If Kilgray, SDL, Wordfast and others involved with the language services sector would adopt techniques like this for their copious recorded content on the Web, the value and accessibility of this content would increase enormously. It would also be very simple then to create hot links to important points in other environments (PowerPoint slides, PDF files, etc.) to help people get to the information they need to learn better.

Not to do this would truly be a great waste and a shame in many cases.

Oct 15, 2015

The Invisible Hand of memoQ LiveDocs - making "broken" corpora work

Last month I published a post describing the "rules" for document visibility in the list of documents for a memoQ LiveDocs corpus.

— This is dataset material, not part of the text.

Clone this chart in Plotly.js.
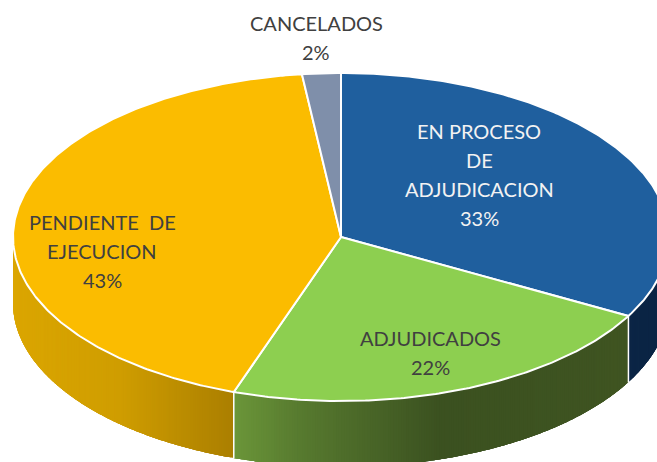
<!DOCTYPE html>
<html><head><meta charset="utf-8">
<script src="https://cdn.plot.ly/plotly-3.0.1.min.js"></script>
<style>html,body{margin:0;padding:0;background:#fff}#c{width:657px;height:462px}</style>
</head><body><div id="c"></div>
<script>
var categories = ["EN PROCESO DE ADJUDICACION", "ADJUDICADOS", "PENDIENTE  DE EJECUCION", "CANCELADOS"];
var values = [33, 22.3, 42.8, 1.9];
var labelLines = [
  ["EN PROCESO", "DE", "ADJUDICACION"],
  ["ADJUDICADOS"],
  ["PENDIENTE\u00a0 DE", "EJECUCION"],
  ["CANCELADOS"]
];
var topColors = ["#1F5F9E", "#8DCF50", "#FBBC00", "#7F8FAA"];
var labelColors = ["#F2F2F2", "#404040", "#404040", "#404040"];
var labelAnchors = [[479, 130.5], [430, 337.5], [102, 221.5], [316, 22.5]];
var lineGap = 29.2;

// drawing geometry of the tilted disc
var cx = 341, cy = 237, rx = 328, ry = 164, depth = 66;
function px(t) { return cx + rx * Math.sin(t); }
function py(t) { return cy - ry * Math.cos(t); }

// colour stops of each wall, by x pixel
var wallStops = [
  [[600, "#0B2545"], [660, "#0B2545"]],
  [[234, "#6B9639"], [300, "#577A2F"], [440, "#3B5120"], [628, "#3F5421"]],
  [[13, "#DBA600"], [120, "#CF9D00"], [233, "#AB7F00"]],
  [[0, "#5F6B80"], [657, "#5F6B80"]]
];
function hex(c) { return [1, 3, 5].map(function (i) { return parseInt(c.substr(i, 2), 16); }); }
function wallColor(stops, x) {
  if (x <= stops[0][0]) return stops[0][1];
  for (var i = 1; i < stops.length; i++) {
    if (x <= stops[i][0]) {
      var f = (x - stops[i - 1][0]) / (stops[i][0] - stops[i - 1][0]);
      var a = hex(stops[i - 1][1]), b = hex(stops[i][1]);
      return "rgb(" + a.map(function (v, k) { return Math.round(v + (b[k] - v) * f); }).join(",") + ")";
    }
  }
  return stops[stops.length - 1][1];
}

var total = values.reduce(function (a, b) { return a + b; }, 0);
var traces = [], annotations = [];
var start = 0, spans = [];
values.forEach(function (v) {
  var end = start + v / total * 2 * Math.PI;
  spans.push([start, end]);
  start = end;
});

// side walls (only the front half): overlapping strips so no white shows through
spans.forEach(function (s, i) {
  var a = Math.max(s[0], Math.PI / 2), b = Math.min(s[1], 3 * Math.PI / 2);
  if (b <= a) return;
  var n = Math.ceil((b - a) / 0.008);
  for (var k = 0; k < n; k++) {
    var ts = [];
    for (var j = k; j <= Math.min(k + 4, n); j++) ts.push(a + (b - a) * j / n);
    var xs = ts.map(px), ys = ts.map(py);
    var col = wallColor(wallStops[i], (xs[0] + xs[1]) / 2);
    var rx_ = xs.slice().reverse(), ry_ = ys.slice().reverse().map(function (y) { return y + depth; });
    traces.push({
      type: "scatter", mode: "none", fill: "toself", fillcolor: col,
      x: xs.concat(rx_, [xs[0]]), y: ys.concat(ry_, [ys[0]]),
      hoverinfo: "skip", showlegend: false
    });
  }
});
// white seams between walls
spans.forEach(function (s) {
  var t = s[1];
  if (t > Math.PI / 2 && t < 3 * Math.PI / 2) {
    traces.push({
      type: "scatter", mode: "lines", x: [px(t), px(t)], y: [py(t), py(t) + depth],
      line: { color: "#FFFFFF", width: 1.5 }, hoverinfo: "skip", showlegend: false
    });
  }
});
// top faces
spans.forEach(function (s, i) {
  var xs = [cx], ys = [cy], n = Math.ceil((s[1] - s[0]) / 0.01);
  for (var k = 0; k <= n; k++) {
    var t = s[0] + (s[1] - s[0]) * k / n;
    xs.push(px(t)); ys.push(py(t));
  }
  xs.push(cx); ys.push(cy);
  traces.push({
    type: "scatter", mode: "lines", fill: "toself", fillcolor: topColors[i], name: categories[i],
    x: xs, y: ys, line: { color: "#FFFFFF", width: 2 }, hoverinfo: "skip", showlegend: false
  });
});
// labels
values.forEach(function (v, i) {
  var lines = labelLines[i].concat([Math.round(v) + "%"]);
  lines.forEach(function (txt, j) {
    annotations.push({
      x: labelAnchors[i][0], y: labelAnchors[i][1] + j * lineGap, xref: "x", yref: "y",
      text: txt, showarrow: false, xanchor: "center", yanchor: "middle",
      font: { family: "Lato, Carlito, sans-serif", size: 20, color: labelColors[i] }
    });
  });
});

Plotly.newPlot("c", traces, {
  width: 657, height: 462, margin: { l: 0, r: 0, t: 0, b: 0 },
  paper_bgcolor: "#FFFFFF", plot_bgcolor: "#FFFFFF", showlegend: false,
  xaxis: { range: [0, 657], visible: false, fixedrange: true },
  yaxis: { range: [462, 0], visible: false, fixedrange: true },
  annotations: annotations
}, { displayModeBar: false, staticPlot: true });
</script></body></html>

Further study has revealed that this is only part of the real story and is somewhat misleading.

I (wrongly) assumed that, in a LiveDocs corpus, if a document was visible in the list its content was available in concordance searches or the Translation Results pane, and if it was not shown in the list of documents for the corpus in the project, its content would not be available in the concordance or Translation Results pane. Both assumptions proved wrong in particular cases.

In the most recent versions of memoQ, for corpora created and indexed in those versions, all documents in a corpus shown in the list will be available in the concordance search and the Translation Results pane as expected. And the rules for what is currently shown in the list are described accurately in my previous post on this topic. However,

if there are documents in the corpus which share the same main language (as EN-US and EN-UK both share the main language, English) but are not shown in the list, these will still be used for matching in the memoQ Concordance and Translation Results and
if the corpus was created in an older version of memoQ (such as memoQ 2013R2), documents shown in the list of a corpus may in fact not show up in a Concordance search or in the Translation Results.

This second behavior - documents shown in the list but their content not appearing in searches - has been described to me recently by several people, but it could not be reproduced at first, so I thought they must be mistaken, and statements that "sometimes it works and sometimes it doesn't" made these pronouncements seem even more suspect. Except that they happen to be true and I now (sort of) understand why.

Prior to publishing my post to describe the rules governing the display of documents for a LiveDocs corpus in a project, I had been part of a somewhat confusing discussion with one of my favorite Kilgray experts, who mentioned monolingual "stub" documents a number of times as a possible solution to content availability in a corpus, but when I tried to test his suggestion and saw that the list of documents on display in the corpus had not expanded to include content I knew was there, I thought he was wrong. But actually, he was right; we were talking about two different things - visibility of a document versus availability of its content.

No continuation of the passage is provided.